Mientras apreciaba el pastel de varios pisos, los largos lienzos de tela en tonalidades lilas que colgaban del techo y las torres de globos que delimitaban la pista, observé de reojo a mis compañeras de mesa. ¡Cómo me hubiera gustado ver a través de los ojos de Guadalupe e Isabel! Con esas pupilas que saben quién es quién y quién con quién. Imaginé las conexiones que sus cerebros hacían entre su atenta mirada y su memoria que, según yo, dibujaba árboles genealógicos y recordaba escenas del pasado lejano y del no tan lejano.

Todos esperábamos con ansias que se escondiera el sol para que iniciara el vals, (herencia de Maximiliano y Carlota, lo mismo que los vestidos vaporosos estilo princesa) que tanto anunciaban los trajes negros y tenis blancos de los chambelanes. En cuanto oscureció, el coreógrafo nervioso dio instrucciones a los músicos y el vestido largo de la quinceañera se transformó en una especie de tutú de ballet. La danza inició con los pasos agraciados de Maricruz y de su séquito de bailarines que nos deleitaron con pasos bien ensayados durante tres o cuatro canciones modernas en inglés, para mi sorpresa.

Sentí la presencia de Félix, el hijo mayor de la familia, que, desde los dieciséis años se fue a trabajar a Estados Unidos y que seguramente envió dinero para cooperar con los gastos. ¡Me enoja tanto pensar en la separación prematura y obligada de tantas familias mexicanas así como en los pesares por los que atraviesan los millones de migrantes forzados por razones económicas!

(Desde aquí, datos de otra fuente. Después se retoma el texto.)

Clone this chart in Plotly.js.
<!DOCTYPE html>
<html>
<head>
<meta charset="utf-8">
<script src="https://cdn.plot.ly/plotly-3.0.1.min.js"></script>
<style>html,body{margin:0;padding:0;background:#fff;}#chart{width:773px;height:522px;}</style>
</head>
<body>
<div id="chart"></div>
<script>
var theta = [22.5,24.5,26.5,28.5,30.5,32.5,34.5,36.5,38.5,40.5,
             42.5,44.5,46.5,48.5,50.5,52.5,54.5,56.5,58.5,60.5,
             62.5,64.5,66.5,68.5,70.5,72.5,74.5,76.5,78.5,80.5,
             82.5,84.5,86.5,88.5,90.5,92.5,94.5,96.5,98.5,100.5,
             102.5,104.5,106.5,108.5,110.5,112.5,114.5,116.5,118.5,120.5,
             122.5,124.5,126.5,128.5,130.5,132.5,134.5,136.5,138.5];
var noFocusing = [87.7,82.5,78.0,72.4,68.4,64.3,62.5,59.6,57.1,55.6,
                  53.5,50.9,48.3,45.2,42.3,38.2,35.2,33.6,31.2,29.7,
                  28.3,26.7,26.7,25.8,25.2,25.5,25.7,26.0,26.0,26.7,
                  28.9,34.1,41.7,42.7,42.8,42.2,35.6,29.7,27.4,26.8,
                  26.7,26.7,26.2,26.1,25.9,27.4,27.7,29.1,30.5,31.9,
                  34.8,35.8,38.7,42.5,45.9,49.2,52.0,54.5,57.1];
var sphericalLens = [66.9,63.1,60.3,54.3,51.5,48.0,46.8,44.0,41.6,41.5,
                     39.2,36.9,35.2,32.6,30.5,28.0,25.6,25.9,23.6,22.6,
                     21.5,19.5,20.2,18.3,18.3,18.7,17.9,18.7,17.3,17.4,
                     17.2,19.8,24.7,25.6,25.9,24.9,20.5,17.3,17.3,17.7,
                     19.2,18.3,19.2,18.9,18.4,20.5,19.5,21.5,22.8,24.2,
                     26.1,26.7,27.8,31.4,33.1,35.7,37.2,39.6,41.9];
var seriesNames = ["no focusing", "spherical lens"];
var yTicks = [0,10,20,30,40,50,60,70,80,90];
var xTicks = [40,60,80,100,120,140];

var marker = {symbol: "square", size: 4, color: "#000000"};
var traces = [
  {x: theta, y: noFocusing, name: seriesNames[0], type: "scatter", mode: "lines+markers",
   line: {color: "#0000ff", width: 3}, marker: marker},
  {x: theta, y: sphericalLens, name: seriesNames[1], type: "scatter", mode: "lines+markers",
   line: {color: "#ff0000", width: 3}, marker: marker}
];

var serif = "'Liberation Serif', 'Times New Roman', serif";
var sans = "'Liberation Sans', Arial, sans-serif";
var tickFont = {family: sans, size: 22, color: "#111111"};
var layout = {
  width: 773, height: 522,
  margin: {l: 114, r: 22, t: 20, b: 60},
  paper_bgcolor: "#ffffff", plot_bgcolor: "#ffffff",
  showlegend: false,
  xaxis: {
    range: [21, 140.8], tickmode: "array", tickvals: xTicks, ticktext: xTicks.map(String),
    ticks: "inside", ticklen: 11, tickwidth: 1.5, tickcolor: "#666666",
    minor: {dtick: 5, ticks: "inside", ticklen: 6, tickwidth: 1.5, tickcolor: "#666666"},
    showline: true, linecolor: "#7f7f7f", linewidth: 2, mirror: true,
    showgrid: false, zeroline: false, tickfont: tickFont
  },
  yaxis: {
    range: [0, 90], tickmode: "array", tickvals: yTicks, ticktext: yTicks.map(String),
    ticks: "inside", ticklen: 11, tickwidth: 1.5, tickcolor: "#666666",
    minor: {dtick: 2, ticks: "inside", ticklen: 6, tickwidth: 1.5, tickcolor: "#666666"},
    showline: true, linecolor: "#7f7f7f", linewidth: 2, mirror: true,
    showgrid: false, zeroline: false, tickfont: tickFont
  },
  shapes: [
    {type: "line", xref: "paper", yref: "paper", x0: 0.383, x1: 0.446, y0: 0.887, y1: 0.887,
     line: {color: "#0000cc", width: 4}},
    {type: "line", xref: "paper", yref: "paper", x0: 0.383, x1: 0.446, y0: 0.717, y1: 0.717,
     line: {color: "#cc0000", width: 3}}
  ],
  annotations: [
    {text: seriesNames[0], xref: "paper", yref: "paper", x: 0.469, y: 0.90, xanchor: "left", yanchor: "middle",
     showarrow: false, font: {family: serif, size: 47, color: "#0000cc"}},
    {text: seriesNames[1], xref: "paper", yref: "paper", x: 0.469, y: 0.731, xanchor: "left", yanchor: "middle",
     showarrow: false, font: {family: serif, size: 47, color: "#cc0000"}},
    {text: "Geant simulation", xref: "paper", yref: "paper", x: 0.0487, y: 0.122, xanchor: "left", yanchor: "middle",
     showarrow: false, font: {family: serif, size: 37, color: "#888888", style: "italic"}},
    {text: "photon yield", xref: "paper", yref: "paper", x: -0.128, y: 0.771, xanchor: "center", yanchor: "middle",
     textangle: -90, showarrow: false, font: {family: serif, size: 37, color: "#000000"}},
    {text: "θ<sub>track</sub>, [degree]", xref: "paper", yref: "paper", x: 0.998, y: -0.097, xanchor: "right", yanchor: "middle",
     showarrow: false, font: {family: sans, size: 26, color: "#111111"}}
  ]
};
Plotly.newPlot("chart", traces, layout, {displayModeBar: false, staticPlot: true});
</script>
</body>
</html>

Me conmovió la manera en que Remedios y Eduardo se teletransportaron a lo largo de las mesas del salón durante toda la fiesta para atender y disfrutar a sus invitados.

Echaron la casa por la ventana y ensancharon su corazón por la satisfacción que produce organizar un evento en el que tu gente la pasa tan bien, que no solo baila y canta, sino que se conmueve y agradece haber sido parte. Salí sintiéndome más viva.

Nuevamente agradecida por haber participado en una celebración más en San Miguel de Allende: pueblo maravilloso al que le corre por las venas un ánimo festivo envidiable que no se cansa de solicitar la presencia de fuegos artificiales, danzantes y músicos en sus calles, iglesias y colonias.